What the task requires -> Both boundary lines count: repeat, exactly and alone, the lines from the one containing "Clone this chart" to the one containing "130, 115, 100];", with pictures left out.

◇ ◇ ◇ ◇ ◇ ◇ ◇

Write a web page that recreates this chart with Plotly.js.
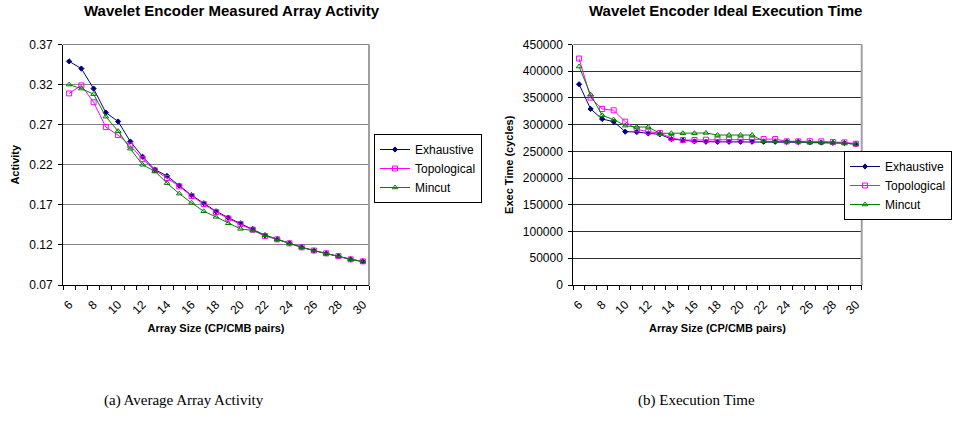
<!DOCTYPE html>
<html>
<head>
<meta charset="utf-8">
<script src="https://cdn.plot.ly/plotly-3.0.1.min.js"></script>
<style>
  html, body { margin: 0; padding: 0; background: #fff; overflow: hidden; }
  #chart { width: 953px; height: 425px; }
</style>
</head>
<body>
<div id="chart"></div>
<script>
// ---- data ----
const arraySizes = [6,7,8,9,10,11,12,13,14,15,16,17,18,19,20,21,22,23,24,25,26,27,28,29,30];
const xTickLabels = [6,8,10,12,14,16,18,20,22,24,26,28,30];

const activityExhaustive = [0.349,0.340,0.315,0.285,0.274,0.249,0.230,0.214,0.206,0.194,0.182,0.172,0.162,0.154,0.147,0.140,0.132,0.127,0.122,0.117,0.113,0.1095,0.106,0.102,0.0995];
const activityTopological = [0.309,0.319,0.298,0.267,0.257,0.244,0.227,0.213,0.2035,0.193,0.181,0.171,0.161,0.153,0.146,0.139,0.131,0.127,0.122,0.117,0.113,0.1095,0.106,0.102,0.0995];
const activityMincut = [0.320,0.315,0.308,0.280,0.262,0.240,0.220,0.212,0.197,0.184,0.1725,0.162,0.155,0.147,0.140,0.138,0.132,0.127,0.122,0.117,0.113,0.109,0.106,0.102,0.099];

const timeExhaustive = [375600,329400,310600,305600,286900,286250,283750,281900,273100,270600,268750,268000,268000,268000,268000,268000,268000,268000,268000,267500,267000,266500,266000,265500,263500];
const timeTopological = [423750,350600,329400,326900,305600,291250,286900,284400,275000,271250,271250,271900,271900,271900,271900,271900,273100,273100,268750,268750,269000,268750,267500,266900,264400];
const timeMincut = [408750,356250,317500,309400,298100,295600,295600,283750,284000,284000,284000,284500,280600,280600,280600,280600,268750,268750,268750,268750,266250,266250,266250,265600,263100];

const seriesNames = ["Exhaustive","Topological","Mincut"];
const titleLeft = "Wavelet Encoder Measured Array Activity";
const titleRight = "Wavelet Encoder Ideal Execution Time";
const xTitle = "Array Size (CP/CMB pairs)";
const yTitleLeft = "Activity";
const yTitleRight = "Exec Time (cycles)";
const captionLeft = "(a) Average Array Activity";
const captionRight = "(b) Execution Time";

// ---- styles ----
const FONT = "Liberation Sans, Arial, sans-serif";
const SERIF = "Liberation Serif, Times New Roman, serif";
const styles = [
  {color: "#000080", symbol: "diamond", size: 4},
  {color: "#FF00FF", symbol: "square-open", size: 5},
  {color: "#008000", symbol: "triangle-up-open", size: 5}
];

function mk(y, i, xa, ya, leg) {
  return {
    x: arraySizes, y: y, name: seriesNames[i], type: "scatter", mode: "lines+markers",
    xaxis: xa, yaxis: ya, legend: leg,
    line: {color: styles[i].color, width: 1},
    marker: {color: styles[i].color, symbol: styles[i].symbol, size: styles[i].size,
             line: {color: styles[i].color, width: 1}}
  };
}

const traces = [
  mk(activityExhaustive, 0, "x", "y", "legend"),
  mk(activityTopological, 1, "x", "y", "legend"),
  mk(activityMincut, 2, "x", "y", "legend"),
  mk(timeExhaustive, 0, "x2", "y2", "legend2"),
  mk(timeTopological, 1, "x2", "y2", "legend2"),
  mk(timeMincut, 2, "x2", "y2", "legend2")
];

const W = 953, H = 425;
const yDom = [1 - 285/H, 1 - 44.5/H];

function xAxis(domain, anchor) {
  return {
    domain: domain, anchor: anchor,
    range: [arraySizes[0] - 0.5, arraySizes[arraySizes.length-1] + 0.5],
    tickmode: "array", tickvals: xTickLabels, ticktext: xTickLabels.map(String),
    ticks: "", tickangle: -45, ticklabelstandoff: 7,
    tickfont: {family: FONT, size: 12, color: "#000"},
    minor: {tick0: 5.5, dtick: 1, ticks: "outside", ticklen: 4, tickcolor: "#000", tickwidth: 1, showgrid: false},
    showgrid: false, zeroline: false,
    showline: true, linecolor: "#000", linewidth: 1,
    title: {text: "<b>" + xTitle + "</b>", font: {family: FONT, size: 11, color: "#000"}, standoff: 8},
    automargin: false, fixedrange: true
  };
}

function yAxis(domain, anchor, range, dtick, tick0, title, gridcolor) {
  return {
    domain: domain, anchor: anchor, range: range, tick0: tick0, dtick: dtick, tickmode: "linear",
    exponentformat: "none", separatethousands: false,
    ticks: "outside", ticklen: 4, tickcolor: "#000", ticklabelstandoff: 3,
    tickfont: {family: FONT, size: 12, color: "#000"},
    showgrid: true, gridcolor: gridcolor, gridwidth: 1, zeroline: false,
    showline: true, linecolor: "#000", linewidth: 1,
    title: {text: "<b>" + title + "</b>", font: {family: FONT, size: 11, color: "#000"}, standoff: 7},
    automargin: false, fixedrange: true
  };
}

const legendBase = {
  yanchor: "top",
  bordercolor: "#000", borderwidth: 1, bgcolor: "#fff",
  font: {family: FONT, size: 12, color: "#000"}, itemwidth: 30, tracegroupgap: 0
};

const layout = {
  width: W, height: H,
  margin: {l: 0, r: 0, t: 0, b: 0},
  paper_bgcolor: "#fff", plot_bgcolor: "#fff",
  font: {family: FONT, size: 11, color: "#000"},
  xaxis: xAxis([63/W, 369/W], "y"),
  yaxis: yAxis(yDom, "x", [0.07, 0.37], 0.05, 0.07, yTitleLeft, "#808080"),
  xaxis2: xAxis([573.3/W, 861.7/W], "y2"),
  yaxis2: Object.assign(yAxis(yDom, "x2", [0, 450000], 50000, 0, yTitleRight, "#303030"), {tickformat: "d"}),
  legend: Object.assign({x: 374/W, xanchor: "left", y: 1 - 134/H}, legendBase),
  legend2: Object.assign({x: 952/W, xanchor: "right", y: 1 - 151/H}, legendBase),
  showlegend: true,
  shapes: [
    {type: "line", xref: "x domain", yref: "y domain", x0: 0, x1: 1, y0: 1, y1: 1, line: {color: "#808080", width: 1}},
    {type: "line", xref: "x domain", yref: "y domain", x0: 1, x1: 1, y0: 0, y1: 1, line: {color: "#a0a0a0", width: 2}},
    {type: "line", xref: "x2 domain", yref: "y2 domain", x0: 0, x1: 1, y0: 1, y1: 1, line: {color: "#808080", width: 1}},
    {type: "line", xref: "x2 domain", yref: "y2 domain", x0: 1, x1: 1, y0: 0, y1: 1, line: {color: "#a0a0a0", width: 2}}
  ],
  annotations: [
    {text: "<b>" + titleLeft + "</b>", xref: "paper", yref: "paper", x: 232/W, y: 1 - 10/H,
     xanchor: "center", yanchor: "middle", showarrow: false, font: {family: FONT, size: 15, color: "#000"}},
    {text: "<b>" + titleRight + "</b>", xref: "paper", yref: "paper", x: 725/W, y: 1 - 10/H,
     xanchor: "center", yanchor: "middle", showarrow: false, font: {family: FONT, size: 15, color: "#000"}},
    {text: captionLeft, xref: "paper", yref: "paper", x: 184/W, y: 1 - 400/H,
     xanchor: "center", yanchor: "middle", showarrow: false, font: {family: SERIF, size: 15, color: "#000"}},
    {text: captionRight, xref: "paper", yref: "paper", x: 696/W, y: 1 - 400/H,
     xanchor: "center", yanchor: "middle", showarrow: false, font: {family: SERIF, size: 15, color: "#000"}}
  ]
};

Plotly.newPlot("chart", traces, layout, {staticPlot: true, displayModeBar: false});
</script>
</body>
</html>
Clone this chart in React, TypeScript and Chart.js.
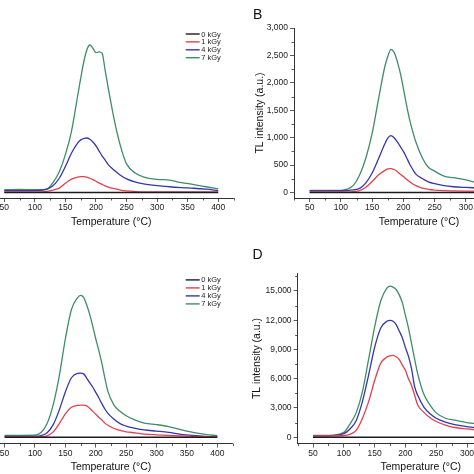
import React, { useEffect, useRef } from "react";
import { Chart, registerables } from "chart.js";

Chart.register(...registerables);

// ---------- data ----------
const TEMPS = [50, 75, 100, 110, 120, 130, 140, 150, 160, 170, 175, 180, 185, 190, 195, 200, 205, 210, 215, 220, 230, 240, 250, 265, 280, 300, 320, 340, 360, 380, 400];

const SERIES_LABELS = ["0 kGy", "1 kGy", "4 kGy", "7 kGy"];
const SERIES_COLORS = ["#1c1c1c", "#e2404c", "#3636b0", "#3f8c69"];

const X_TICKS = [50, 100, 150, 200, 250, 300, 350, 400];
const Y_TICKS_SMALL = [0, 500, 1000, 1500, 2000, 2500, 3000];
const Y_TICKS_LARGE = [0, 3000, 6000, 9000, 12000, 15000];

const ZERO = [0, 0, 0, 0, 0, 0, 0, 0, 0, 0, 0, 0, 0, 0, 0, 0, 0, 0, 0, 0, 0, 0, 0, 0, 0, 0, 0, 0, 0, 0, 0];

const A_RED = [10, 10, 10, 12, 20, 45, 80, 170, 245, 282, 290, 290, 280, 260, 235, 205, 175, 148, 122, 100, 70, 45, 30, 18, 12, 10, 10, 10, 10, 10, 10];
const A_BLUE = [36, 36, 36, 38, 60, 127, 260, 475, 720, 900, 960, 985, 994, 970, 920, 850, 760, 670, 590, 510, 405, 315, 249, 190, 155, 125, 105, 90, 78, 60, 36];
const A_GREEN = [50, 55, 50, 52, 65, 187, 380, 690, 1120, 1760, 2080, 2380, 2600, 2690, 2630, 2550, 2565, 2540, 2230, 1910, 1320, 850, 522, 350, 275, 240, 225, 180, 145, 105, 67];

const B_RED = [10, 10, 10, 12, 18, 35, 95, 200, 320, 400, 430, 436, 420, 385, 335, 290, 240, 195, 155, 125, 80, 58, 45, 35, 30, 26, 24, 20, 18, 15, 12];
const B_BLUE = [30, 30, 32, 38, 50, 75, 175, 355, 610, 880, 990, 1036, 1000, 930, 840, 750, 640, 520, 420, 335, 255, 195, 160, 125, 105, 92, 82, 70, 60, 50, 40];
const B_GREEN = [40, 40, 40, 60, 130, 320, 630, 1080, 1690, 2280, 2480, 2612, 2560, 2400, 2180, 1900, 1600, 1330, 1110, 920, 640, 460, 390, 300, 270, 230, 175, 150, 130, 115, 100];

const C_RED = [30, 30, 35, 60, 150, 550, 1400, 2400, 3080, 3270, 3290, 3290, 3220, 2980, 2650, 2350, 2050, 1780, 1450, 1230, 900, 700, 560, 450, 330, 250, 190, 140, 100, 60, 30];
const C_BLUE = [100, 100, 110, 180, 470, 1290, 2800, 4650, 6100, 6550, 6580, 6500, 6070, 5600, 5150, 4600, 4050, 3450, 2900, 2450, 1850, 1400, 1150, 920, 750, 630, 500, 300, 180, 100, 60];
const C_GREEN = [200, 200, 210, 480, 1400, 3340, 6300, 10100, 13100, 14300, 14540, 14350, 13580, 12600, 11400, 10100, 8900, 7600, 6070, 4700, 3300, 2660, 2200, 1750, 1450, 1300, 1100, 780, 500, 300, 160];

const D_RED = [150, 150, 180, 300, 700, 1900, 3600, 5800, 7600, 8220, 8350, 8400, 8250, 7950, 7400, 6860, 6000, 5300, 4300, 3300, 2550, 2000, 1620, 1250, 1000, 850, 720, 600, 480, 380, 300];
const D_BLUE = [150, 150, 370, 850, 1700, 3600, 6300, 9200, 11200, 11900, 11980, 11900, 11550, 10900, 10200, 9200, 8300, 7000, 5200, 4300, 3100, 2400, 1950, 1550, 1300, 1100, 950, 800, 650, 500, 400];
const D_GREEN = [200, 200, 500, 1350, 2500, 4600, 7900, 11300, 14000, 15300, 15490, 15400, 15150, 14600, 13800, 12500, 11200, 9600, 8000, 6500, 4400, 3300, 2500, 1950, 1750, 1500, 1350, 1150, 950, 800, 650];

const FONT = '"Liberation Sans", Arial, Helvetica, sans-serif';

// ---------- plugins ----------
const minorTicksPlugin = {
  id: "minorTicks",
  afterDraw(chart: any, _args: any, opts: any) {
    if (!opts) return;
    const ctx = chart.ctx;
    const xs = chart.scales.x;
    const ys = chart.scales.y;
    ctx.save();
    ctx.strokeStyle = "#333";
    ctx.lineWidth = 0.8;
    if (opts.xStep) {
      const start = Math.ceil(xs.min / opts.xStep) * opts.xStep;
      for (let v = start; v <= xs.max + 1e-9; v += opts.xStep) {
        if (opts.xMajor.indexOf(v) >= 0) continue;
        const px = Math.round(xs.getPixelForValue(v)) + 0.5;
        ctx.beginPath();
        ctx.moveTo(px, xs.top);
        ctx.lineTo(px, xs.top + 2.5);
        ctx.stroke();
      }
    }
    if (opts.yStep) {
      const start = Math.ceil(ys.min / opts.yStep) * opts.yStep;
      for (let v = start; v <= ys.max + 1e-9; v += opts.yStep) {
        if (opts.yMajor.indexOf(v) >= 0) continue;
        const py = Math.round(ys.getPixelForValue(v)) + 0.5;
        ctx.beginPath();
        ctx.moveTo(ys.right, py);
        ctx.lineTo(ys.right - 2.5, py);
        ctx.stroke();
      }
    }
    ctx.restore();
  },
};

const miniLegendPlugin = {
  id: "miniLegend",
  afterDraw(chart: any, _args: any, opts: any) {
    if (!opts || !opts.show) return;
    const ctx = chart.ctx;
    ctx.save();
    ctx.font = `${opts.fontSize}px ${FONT}`;
    ctx.textBaseline = "middle";
    ctx.textAlign = "left";
    chart.data.datasets.forEach((ds: any, i: number) => {
      const y = opts.y + i * opts.row;
      ctx.strokeStyle = ds.borderColor;
      ctx.lineWidth = 1.4;
      ctx.beginPath();
      ctx.moveTo(opts.x, y);
      ctx.lineTo(opts.x + opts.len, y);
      ctx.stroke();
      ctx.fillStyle = "#222";
      ctx.fillText(ds.label, opts.x + opts.len + 1.5, y + 0.5);
    });
    ctx.restore();
  },
};

type Box = { l: number; t: number; r: number; b: number };
type PanelCfg = {
  canvas: Box;
  area: Box;
  yMin: number;
  yMax: number;
  yTicks: number[];
  yMinor: number;
  series: number[][];
  legend?: { x: number; y: number; row: number; len: number };
};

const PANELS: PanelCfg[] = [
  {
    canvas: { l: -51, t: 0, r: 245, b: 228 },
    area: { l: -11, t: 28, r: 233.5, b: 198 },
    yMin: -100, yMax: 3000, yTicks: Y_TICKS_SMALL, yMinor: 250,
    series: [ZERO, A_RED, A_BLUE, A_GREEN],
    legend: { x: 185.7, y: 34, row: 7.9, len: 14 },
  },
  {
    canvas: { l: 254, t: 0, r: 556, b: 228 },
    area: { l: 294, t: 28, r: 544, b: 198 },
    yMin: -100, yMax: 3000, yTicks: Y_TICKS_SMALL, yMinor: 250,
    series: [ZERO, B_RED, B_BLUE, B_GREEN],
  },
  {
    canvas: { l: -51, t: 237, r: 244, b: 473 },
    area: { l: -10.6, t: 273.4, r: 232.5, b: 443.6 },
    yMin: -650, yMax: 16800, yTicks: Y_TICKS_LARGE, yMinor: 1500,
    series: [ZERO, C_RED, C_BLUE, C_GREEN],
    legend: { x: 185.7, y: 279.9, row: 8, len: 14 },
  },
  {
    canvas: { l: 251, t: 237, r: 556, b: 473 },
    area: { l: 297.6, t: 273.4, r: 544, b: 443.6 },
    yMin: -650, yMax: 16800, yTicks: Y_TICKS_LARGE, yMinor: 1500,
    series: [ZERO, D_RED, D_BLUE, D_GREEN],
  },
];

function Panel({ cfg }: { cfg: PanelCfg }) {
  const ref = useRef<HTMLCanvasElement>(null);
  const w = cfg.canvas.r - cfg.canvas.l;
  const h = cfg.canvas.b - cfg.canvas.t;

  useEffect(() => {
    const yAxisW = cfg.area.l - cfg.canvas.l;
    const xAxisH = cfg.canvas.b - cfg.area.b;
    const padTop = cfg.area.t - cfg.canvas.t;
    const padRight = cfg.canvas.r - cfg.area.r;
    const legendOpts = cfg.legend
      ? { show: true, x: cfg.legend.x - cfg.canvas.l, y: cfg.legend.y - cfg.canvas.t, row: cfg.legend.row, len: cfg.legend.len, fontSize: 7.5 }
      : { show: false };

    const chart = new Chart(ref.current as HTMLCanvasElement, {
      type: "line",
      data: {
        datasets: cfg.series.map((s, i) => ({
          label: SERIES_LABELS[i],
          data: TEMPS.map((t, j) => ({ x: t, y: s[j] })),
          borderColor: SERIES_COLORS[i],
          backgroundColor: SERIES_COLORS[i],
          borderWidth: 1.3,
          pointRadius: 0,
          cubicInterpolationMode: "monotone",
          fill: false,
        })),
      },
      options: {
        animation: false,
        responsive: false,
        devicePixelRatio: 1,
        events: [],
        layout: { padding: { top: padTop, right: padRight, left: 0, bottom: 0 } },
        plugins: {
          legend: { display: false },
          tooltip: { enabled: false },
          minorTicks: { xStep: 25, xMajor: X_TICKS, yStep: cfg.yMinor, yMajor: cfg.yTicks },
          miniLegend: legendOpts,
        } as any,
        scales: {
          x: {
            type: "linear",
            min: 25,
            max: 425,
            afterBuildTicks: (s: any) => {
              s.ticks = X_TICKS.map((v) => ({ value: v }));
            },
            afterFit: (s: any) => {
              s.height = xAxisH;
            },
            ticks: {
              autoSkip: false,
              maxRotation: 0,
              padding: 1,
              color: "#1a1a1a",
              font: { family: FONT, size: 8.5 },
            },
            grid: { display: true, drawOnChartArea: false, drawTicks: true, tickLength: 4, color: "#333", lineWidth: 0.8 },
            border: { display: true, color: "#333", width: 1 },
            title: { display: true, text: "Temperature (°C)", color: "#111", padding: 0, font: { family: FONT, size: 10.5 } },
          },
          y: {
            type: "linear",
            min: cfg.yMin,
            max: cfg.yMax,
            afterBuildTicks: (s: any) => {
              s.ticks = cfg.yTicks.map((v) => ({ value: v }));
            },
            afterFit: (s: any) => {
              s.width = yAxisW;
            },
            ticks: {
              autoSkip: false,
              padding: 2,
              color: "#1a1a1a",
              font: { family: FONT, size: 8.5 },
              callback: (v: any) => Number(v).toLocaleString("en-US"),
            },
            grid: { display: true, drawOnChartArea: false, drawTicks: true, tickLength: 4, color: "#333", lineWidth: 0.8 },
            border: { display: true, color: "#333", width: 1 },
            title: { display: true, text: "TL intensity (a.u.)", color: "#111", padding: 0, font: { family: FONT, size: 10.5 } },
          },
        },
      } as any,
      plugins: [minorTicksPlugin, miniLegendPlugin] as any,
    });
    return () => chart.destroy();
  }, [cfg]);

  return (
    <canvas
      ref={ref}
      width={w}
      height={h}
      style={{ position: "absolute", left: cfg.canvas.l, top: cfg.canvas.t, width: w, height: h }}
    />
  );
}

const letterStyle: React.CSSProperties = {
  position: "absolute",
  fontFamily: FONT,
  fontSize: 14,
  lineHeight: 1,
  color: "#111",
};

export default function App() {
  return (
    <div
      style={{
        position: "fixed",
        left: 0,
        top: 0,
        width: 474,
        height: 474,
        overflow: "hidden",
        background: "#fff",
      }}
    >
      {PANELS.map((p, i) => (
        <Panel key={i} cfg={p} />
      ))}
      <div style={{ ...letterStyle, left: 253, top: 7.4 }}>B</div>
      <div style={{ ...letterStyle, left: 252.5, top: 246.8 }}>D</div>
    </div>
  );
}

◇ ◇ ◇ ◇ ◇ ◇ ◇

Response ->
Clone this chart in React, TypeScript and Chart.js.
import React, { useEffect, useRef } from "react";
import { Chart, registerables } from "chart.js";

Chart.register(...registerables);

// ---------- data ----------
const TEMPS = [50, 75, 100, 110, 120, 130, 140, 150, 160, 170, 175, 180, 185, 190, 195, 200, 205, 210, 215, 220, 230, 240, 250, 265, 280, 300, 320, 340, 360, 380, 400];

const SERIES_LABELS = ["0 kGy", "1 kGy", "4 kGy", "7 kGy"];
const SERIES_COLORS = ["#1c1c1c", "#e2404c", "#3636b0", "#3f8c69"];

const X_TICKS = [50, 100, 150, 200, 250, 300, 350, 400];
const Y_TICKS_SMALL = [0, 500, 1000, 1500, 2000, 2500, 3000];
const Y_TICKS_LARGE = [0, 3000, 6000, 9000, 12000, 15000];

const ZERO = [0, 0, 0, 0, 0, 0, 0, 0, 0, 0, 0, 0, 0, 0, 0, 0, 0, 0, 0, 0, 0, 0, 0, 0, 0, 0, 0, 0, 0, 0, 0];

const A_RED = [10, 10, 10, 12, 20, 45, 80, 170, 245, 282, 290, 290, 280, 260, 235, 205, 175, 148, 122, 100, 70, 45, 30, 18, 12, 10, 10, 10, 10, 10, 10];
const A_BLUE = [36, 36, 36, 38, 60, 127, 260, 475, 720, 900, 960, 985, 994, 970, 920, 850, 760, 670, 590, 510, 405, 315, 249, 190, 155, 125, 105, 90, 78, 60, 36];
const A_GREEN = [50, 55, 50, 52, 65, 187, 380, 690, 1120, 1760, 2080, 2380, 2600, 2690, 2630, 2550, 2565, 2540, 2230, 1910, 1320, 850, 522, 350, 275, 240, 225, 180, 145, 105, 67];

const B_RED = [10, 10, 10, 12, 18, 35, 95, 200, 320, 400, 430, 436, 420, 385, 335, 290, 240, 195, 155, 125, 80, 58, 45, 35, 30, 26, 24, 20, 18, 15, 12];
const B_BLUE = [30, 30, 32, 38, 50, 75, 175, 355, 610, 880, 990, 1036, 1000, 930, 840, 750, 640, 520, 420, 335, 255, 195, 160, 125, 105, 92, 82, 70, 60, 50, 40];
const B_GREEN = [40, 40, 40, 60, 130, 320, 630, 1080, 1690, 2280, 2480, 2612, 2560, 2400, 2180, 1900, 1600, 1330, 1110, 920, 640, 460, 390, 300, 270, 230, 175, 150, 130, 115, 100];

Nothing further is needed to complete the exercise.